Und die bange Frage: Wird Putin Wort halten, seine Armee vor Ort gehorchen, oder wird es zu einem Massaker wie in Srebrenica 1995 kommen, als mehr als 8000 Bosniaken, Männer zwischen 13 und 78 Jahren von Frauen und Kindern getrennt, hingerichtet wurden, beobachtet von niederländischen Truppen? Werden die Kämpfer In Mariupol beim Abzug von den zivilen Menschen getrennt, in Gefangenen-Lager in Russland gesteckt oder gar umgebracht? Oder ganz anders: Die russische Armee stürmt dennoch das Stahlwerk und vernichtet die letzte Bastion der ukrainischen Armee in Mariupol. Wie die grausame Einnahme von Mariupol, die Evakuierung ausgehen wird, ist ein Gradmesser, wie weit Putin zu gehen bereit ist. Und genau das ist die zentrale Frage: Greift Putin zur Atomkeule, wenn er sich in die Ecke gedrängt fühlt, wenn er am 9. Mai an die Befreiung von Hitler-Deutschland mit einer grossen Parade und Rede in Moskau gedenken will und keinen vollständigen Sieg verkünden kann? Wird er dann „kleine“, aber dennoch zerstörende, brutale, taktische Atomwaffen einsetzen?
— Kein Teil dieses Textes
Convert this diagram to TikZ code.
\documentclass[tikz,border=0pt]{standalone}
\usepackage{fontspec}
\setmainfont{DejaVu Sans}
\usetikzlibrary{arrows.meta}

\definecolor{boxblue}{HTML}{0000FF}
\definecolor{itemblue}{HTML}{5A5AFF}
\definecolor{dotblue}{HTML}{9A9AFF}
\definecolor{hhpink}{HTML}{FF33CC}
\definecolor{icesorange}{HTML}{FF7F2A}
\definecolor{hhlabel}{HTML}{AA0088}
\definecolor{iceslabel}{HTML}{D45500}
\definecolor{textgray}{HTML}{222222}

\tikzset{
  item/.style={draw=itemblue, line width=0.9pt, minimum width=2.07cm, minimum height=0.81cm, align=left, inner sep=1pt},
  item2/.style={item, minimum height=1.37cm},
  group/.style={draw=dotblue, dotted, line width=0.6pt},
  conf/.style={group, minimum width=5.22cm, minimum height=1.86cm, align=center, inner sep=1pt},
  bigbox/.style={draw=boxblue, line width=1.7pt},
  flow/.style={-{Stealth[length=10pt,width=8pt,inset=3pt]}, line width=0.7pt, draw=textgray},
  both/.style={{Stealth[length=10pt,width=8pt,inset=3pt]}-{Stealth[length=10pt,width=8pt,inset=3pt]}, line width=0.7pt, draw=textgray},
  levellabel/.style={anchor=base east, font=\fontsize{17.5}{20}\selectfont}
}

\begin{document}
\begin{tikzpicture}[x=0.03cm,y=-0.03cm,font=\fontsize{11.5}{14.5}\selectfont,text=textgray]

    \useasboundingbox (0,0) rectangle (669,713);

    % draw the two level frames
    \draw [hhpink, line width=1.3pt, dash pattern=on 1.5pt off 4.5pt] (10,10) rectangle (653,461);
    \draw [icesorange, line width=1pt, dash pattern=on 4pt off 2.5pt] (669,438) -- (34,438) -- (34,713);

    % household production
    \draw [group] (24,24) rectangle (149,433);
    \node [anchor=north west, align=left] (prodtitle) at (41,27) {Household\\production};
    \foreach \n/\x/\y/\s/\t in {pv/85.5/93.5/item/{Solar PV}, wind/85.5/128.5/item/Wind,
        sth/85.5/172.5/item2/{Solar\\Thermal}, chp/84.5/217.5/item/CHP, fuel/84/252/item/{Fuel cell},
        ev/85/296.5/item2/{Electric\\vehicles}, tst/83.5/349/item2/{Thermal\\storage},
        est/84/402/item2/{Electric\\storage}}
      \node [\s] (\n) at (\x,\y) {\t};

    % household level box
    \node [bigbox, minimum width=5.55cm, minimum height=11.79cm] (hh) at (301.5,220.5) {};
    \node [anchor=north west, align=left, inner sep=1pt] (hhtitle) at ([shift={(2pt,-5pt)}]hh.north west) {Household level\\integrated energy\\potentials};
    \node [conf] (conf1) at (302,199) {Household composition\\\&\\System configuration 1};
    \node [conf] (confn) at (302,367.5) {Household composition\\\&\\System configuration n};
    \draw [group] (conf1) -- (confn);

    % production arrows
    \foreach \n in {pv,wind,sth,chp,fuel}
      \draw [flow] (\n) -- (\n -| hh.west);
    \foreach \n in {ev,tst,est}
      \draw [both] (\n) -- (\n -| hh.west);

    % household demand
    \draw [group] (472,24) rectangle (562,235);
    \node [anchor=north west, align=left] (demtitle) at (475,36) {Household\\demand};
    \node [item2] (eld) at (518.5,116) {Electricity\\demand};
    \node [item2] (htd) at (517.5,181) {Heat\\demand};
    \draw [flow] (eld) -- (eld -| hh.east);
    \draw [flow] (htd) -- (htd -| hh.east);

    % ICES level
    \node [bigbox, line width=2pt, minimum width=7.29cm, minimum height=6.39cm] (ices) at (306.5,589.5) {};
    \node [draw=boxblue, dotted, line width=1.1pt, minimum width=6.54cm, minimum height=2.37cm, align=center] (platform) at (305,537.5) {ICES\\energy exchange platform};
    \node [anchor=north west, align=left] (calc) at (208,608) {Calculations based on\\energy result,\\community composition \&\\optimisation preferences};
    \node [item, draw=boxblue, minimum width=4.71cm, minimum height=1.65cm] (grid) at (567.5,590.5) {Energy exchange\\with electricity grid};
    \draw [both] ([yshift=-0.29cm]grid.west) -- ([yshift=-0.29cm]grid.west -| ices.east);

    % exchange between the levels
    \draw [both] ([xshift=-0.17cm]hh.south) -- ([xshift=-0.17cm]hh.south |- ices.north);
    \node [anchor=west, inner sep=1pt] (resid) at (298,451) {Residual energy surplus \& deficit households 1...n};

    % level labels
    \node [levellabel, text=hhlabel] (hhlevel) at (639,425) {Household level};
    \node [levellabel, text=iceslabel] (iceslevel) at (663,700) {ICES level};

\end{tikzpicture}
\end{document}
Es ist die Schicksals-Frage, wie weit der Westen, die Nato, die EU zu gehen bereit sind, um dem entgegen zu steuern, ihn daran zu hindern. Eines hat Putin bereits erreicht. In Deutschland ist darüber ein heftiger Streit entstanden. Die CDU will alles an Waffen liefern, was die Ukraine fordert. Bundeskanzler Scholz zögert, will mit den USA alles absprechen, will keine Führungsrolle in Europa übernehmen. Noch 1989 waren François Mitterrand, der französische Präsident, und Margaret Thatcher, die britische Premierministerin, gegen die Wiedervereinigung Deutschlands, weil die Bundesrepublik zu stark in Europa werden könnte. Jetzt beklagen viele, vor allem auch die CDU-Opposition im eigenen Land, dass Bundeskanzler Olaf Scholz nicht zur Führungsrolle in Europa greift. Die wird Emmanuel Macron übernehmen, wenn er am Sonntag wieder ins Palais de l’Élysée einziehen wird.
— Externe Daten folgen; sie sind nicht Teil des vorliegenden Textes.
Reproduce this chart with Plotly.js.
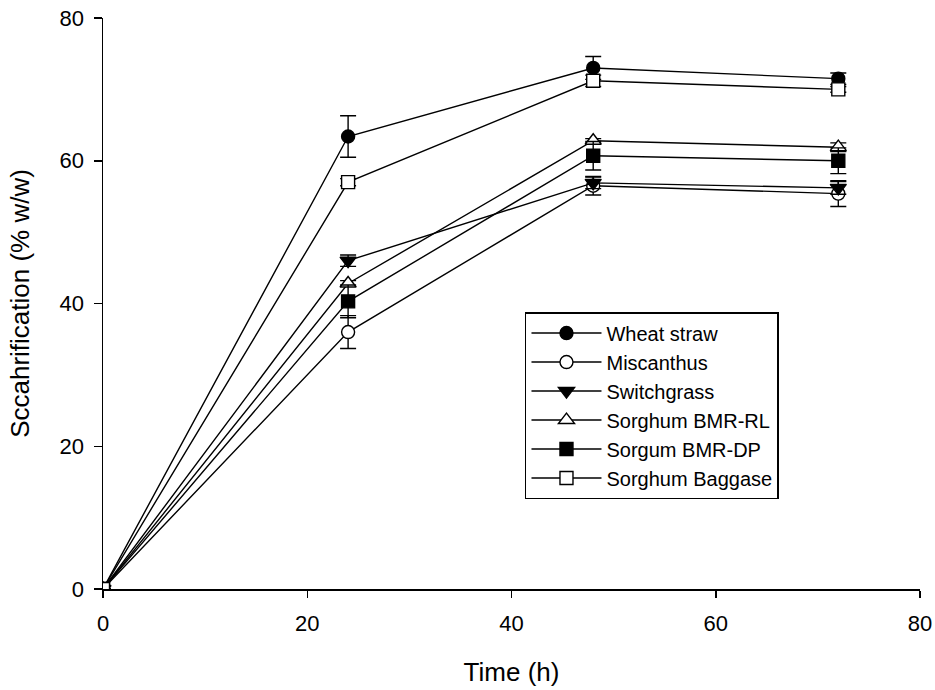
<!DOCTYPE html>
<html>
<head>
<meta charset="utf-8">
<script src="https://cdn.plot.ly/plotly-3.0.1.min.js"></script>
<style>body{margin:0;padding:0;background:#fff;} #chart{width:935px;height:690px;}</style>
</head>
<body>
<div id="chart"></div>
<script>
const timeH = [0, 24, 48, 72];
const seriesNames = ["Wheat straw", "Miscanthus", "Switchgrass", "Sorghum BMR-RL", "Sorgum BMR-DP", "Sorghum Baggase"];
const wheatStraw = [0, 63.4, 73.0, 71.5];
const wheatStrawErr = [0, 2.9, 1.6, 0.8];
const miscanthus = [0, 36.0, 56.5, 55.4];
const miscanthusErr = [0, 2.3, 1.3, 1.8];
const switchgrass = [0, 46.0, 56.9, 56.2];
const switchgrassErr = [0, 0.8, 0.8, 0.9];
const sorghumRL = [0, 42.8, 62.8, 61.9];
const sorghumRLErr = [0, 0.4, 0.3, 0.6];
const sorgumDP = [0, 40.3, 60.7, 60.0];
const sorgumDPErr = [0, 2.3, 2.0, 1.8];
const sorghumBaggase = [0, 57.0, 71.2, 70.0];
const sorghumBaggaseErr = [0, 0.5, 0.8, 0.4];

const yData = [wheatStraw, miscanthus, switchgrass, sorghumRL, sorgumDP, sorghumBaggase];
const errData = [wheatStrawErr, miscanthusErr, switchgrassErr, sorghumRLErr, sorgumDPErr, sorghumBaggaseErr];
const symbols = ["circle", "circle", "triangle-down", "triangle-up", "square", "square"];
const fills = ["#000", "#fff", "#000", "#fff", "#000", "#fff"];

const traces = seriesNames.map((name, i) => ({
  x: timeH,
  y: yData[i],
  name: name,
  type: "scatter",
  mode: "lines+markers",
  line: {color: "#000", width: 1.4},
  marker: {
    symbol: symbols[i],
    size: symbols[i].indexOf("triangle") >= 0 ? 14 : 13,
    color: fills[i],
    line: {color: "#000", width: 1.4}
  },
  error_y: {type: "data", array: errData[i], visible: true, color: "#000", thickness: 1.4, width: 8}
}));

const layout = {
  width: 935, height: 690,
  paper_bgcolor: "#fff", plot_bgcolor: "#fff",
  margin: {l: 103, r: 15, t: 18, b: 101},
  font: {family: "Liberation Sans, Arial, sans-serif", color: "#000", size: 22},
  showlegend: true,
  legend: {
    x: 0.5165, y: 0.485, xanchor: "left", yanchor: "top",
    bordercolor: "#000", borderwidth: 1.5, bgcolor: "#fff",
    font: {size: 20}, tracegroupgap: 0, itemwidth: 70
  },
  xaxis: {
    range: [0, 80], tickvals: [0, 20, 40, 60, 80],
    showline: true, linecolor: "#000", linewidth: 1.5,
    ticks: "outside", ticklen: 7, tickwidth: 1.5, tickcolor: "#000",
    ticklabelstandoff: 7,
    showgrid: false, zeroline: false, automargin: false,
    title: {text: "Time (h)", font: {size: 26}, standoff: 28}
  },
  yaxis: {
    range: [0, 80], tickvals: [0, 20, 40, 60, 80],
    showline: true, linecolor: "#000", linewidth: 1.5,
    ticks: "outside", ticklen: 8, tickwidth: 1.5, tickcolor: "#000",
    ticklabelstandoff: 5,
    showgrid: false, zeroline: false, automargin: false,
    title: {text: "Sccahrification (% w/w)", font: {size: 26}, standoff: 22}
  }
};

Plotly.newPlot("chart", traces, layout, {displayModeBar: false, staticPlot: true});
</script>
</body>
</html>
Frankreich verfügt über Atomwaffen, die „force de frappe“. Unser Nachbarland ist waffentechnisch in Europa führend. Und Macron wird alles daran setzen, Europa nachhaltig zu vereinen, den Druck für eine europäische Armee verstärken, um ein Gegengewicht zur Expansionspolitik Putins zu schaffen. Ohne die USA, die nach wie vor bestimmend ist. Gerade jetzt in der Ukraine-Krise, in dem sie die Ukraine mit Milliarden unterstützt, am meisten Waffen liefert und so Putin zur Weissglut treibt und ihn darin bestärkt, dass sein Russland vom Westen bedroht und der von ihm brutal geführte Krieg gerechtfertigt sei. Nichts, aber auch gar nichts rechtfertigt einen Angriffskrieg auf ein unabhängiges Land, auch wenn es einmal zur ehemaligen Sowjetunion gehörte. Und dass der Westen die Ukraine von Putin befreit, ist ein Gebot der Stunde und für die Zukunft unerlässlich.